The MUA says it is protesting against outsourcing and terminal automation, as well as for income protection. It claims the timing of the announcement was a “clear attempt to threaten workers into accepting cuts to their rights and conditions.
“From day one, DP World started with threats to our families,” claimed MUA assistant national secretary Warren Smith.
“Management have refused to meet, telling wharfies that they’ll get an agreement only if they withdraw their claims and accept the company’s, which result in less job security and worse conditions.
“It started with threats to workers’ income protection insurance, now they are targeting wharfies’ jobs,” he added.
However, DPWA said negotiations since April had seen the company reduce its claims from 29 to five, while the MUA still has 53 out of its original 59 claims, which, Mr Adam said, had the “potential to increase our costs by over $15m a year”.
He added: “The union has repeatedly demonstrated a dogged unwillingness to make any concessions on their claims. We are always prepared to meet with the union to negotiate, provided those meetings will be constructive.”
As the dispute drags on, shippers and their logistics partners continue to suffer.

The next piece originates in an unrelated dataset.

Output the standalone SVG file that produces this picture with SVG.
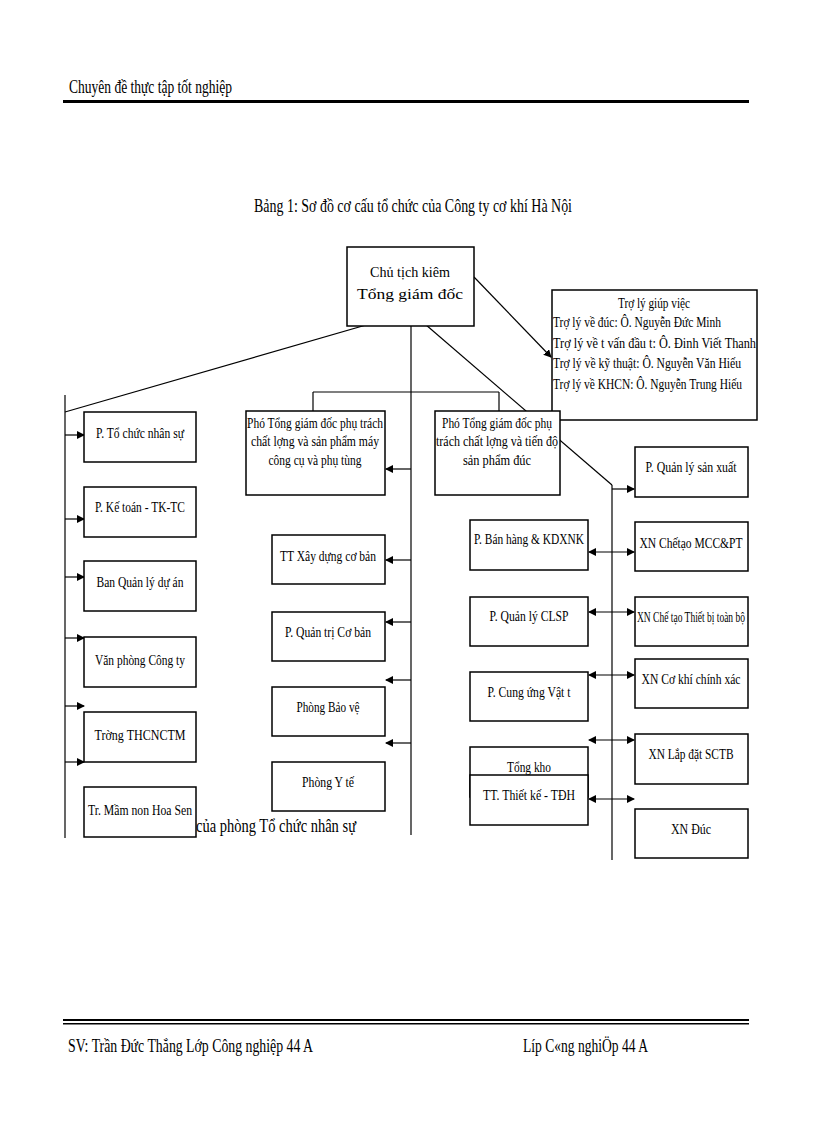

Paul Zalai, director of the Freight & Trade Alliance, said the 96-hour stoppage at DPWA Swanson Dock in Melbourne this month had been “particularly severe”.
“Six vessels were affected by the strike on imports, as well as holding back exports for six others,” he told The Loadstar. “Some containers were inside the affected terminal at the time and were stranded there for the duration of the stoppage. We understand that some of these containers included high-value and time-sensitive cargo.”
Mr Zalai said resulting supply chain costs included those for reefers held on power, higher transport to clear backlogs on a Sunday, truck delays and waiting times to return empty containers, which resulted in shipping line detention charges.
“In addition to the logistics costs, these types of delays present a real and serious risk of loss of contracts or contract penalties arising from delayed sailings, the potential for exporters to miss transhipments due to delays and importers not having stock on time,” he added, noting that previous stoppages had forced shipping lines to omit ports to maintain schedules.
DP World, meanwhile, said its “challenging outlook” was caused by Australia’s surplus port capacity, combined with unprecedented carrier consolidation and changes to shipping services calling at the country.
The company is facing fierce competition from its fully or semi-automated terminal operator competitors Patrick, Hutchison and ICTSI’s Victoria International, according to the Australian National Review, which notes that DPWA is the last to hold out against automation – apart from at its Brisbane terminal – and employs the largest manual stevedore workforce in Australia, 1,800.
Mr Adam told local media DPWA had “no plans to automate”, but would not agree to union demands to rule it out during the term of the enterprise agreement, “particularly when our competitors are automated”.